Все дело в том, что сегодня – это уже не реставрация, а реализация проекта, считает московский политолог. Постсоветское пространство как единое целое исчезает. И идентичность людей определяется иными факторами. «Решение? – продолжает Малашенко. – Оно не просматривается. Через границы идет мощное экстремистское влияние. Еще недавно так часто можно было услышать: «О, Кавказ – это не Ближний Восток. У нас такого не будет…» И в самом деле, прямого влияния арабских политических движений пока не видно. Но поговорите с местными клириками, с некоторыми политиками – и вам станет ясно, что это – дело недалекого будущего. И ни Путин, ни Медведев рецепта против этого не найдут».

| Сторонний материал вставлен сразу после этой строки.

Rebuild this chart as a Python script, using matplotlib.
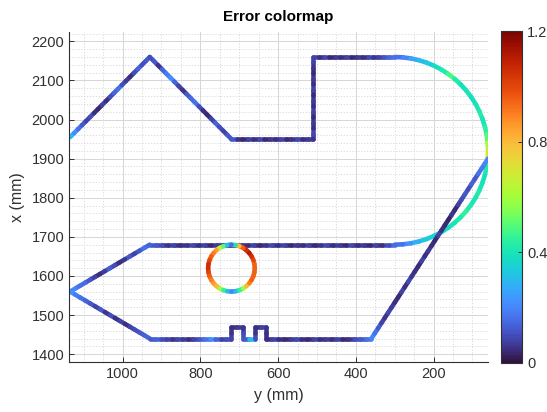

Так где же границы региона Кавказ? «Сегодня, – сказала в интервью корреспонденту Русской службы «Голоса Америки» историк и публицист из Бостона Ирина Павлова, – уже не требует дополнительных доказательств тезис о том, что Россия после 1991 года не состоялась как «демократическое федеративное правовое государство». В 1990-е годы власть не только бездарно упустила исторический шанс, но и нанесла огромный ущерб самой идее федерализма. Вместо четкого разграничения властных полномочий центра и регионов была неясная позиция Кремля и соревнование амбиций с местной властью, закончившиеся войной в Чечне. Вместо унитарного Советского Союза мы теперь имеем унитарную Российскую Федерацию, где действует тот же сталинский принцип: всевластный Кремль и его назначенцы на местах. Причем главы национальных республик в обмен на лояльность Кремлю получили особое право на произвол. В Чечне Рамзан Кадыров действует прямо как «маленький Сталин». Этим же путем подавления подвластного населения следуют главы и других республик Северного Кавказа. Поэтому неслучайно здесь, где особенно много пассионарно настроенных, но социально неустроенных молодых людей, несогласие с действующей властью, как и в арабском мире, легче всего находит выход в политическом исламе и ответном насилии. Правда, в российском случае строго под секретом остается как действительный масштаб политического исламского подполья, так и роль самих спецслужб в его провоцировании. Российская общественность, как правило, не задумывается над теми цифрами многочисленных побед над террористами на Северном Кавказе, которые регулярно докладывает директор ФСБ Александр Бортников. Вполне закономерно поэтому, что столько вопросов возникло в ходе процесса над 56-ю подсудимыми, обвиняемыми в нападении на Нальчик 13 октября 2005 года, в ходе которого погибли 35 сотрудников правоохранительных органов и военнослужащих, 14 мирных жителей, а также 92 нападавших. В обозримом будущем я не вижу никакого выхода из создавшегося положения. Наоборот, по мере укрепления действующего режима эта борьба будет только обостряться».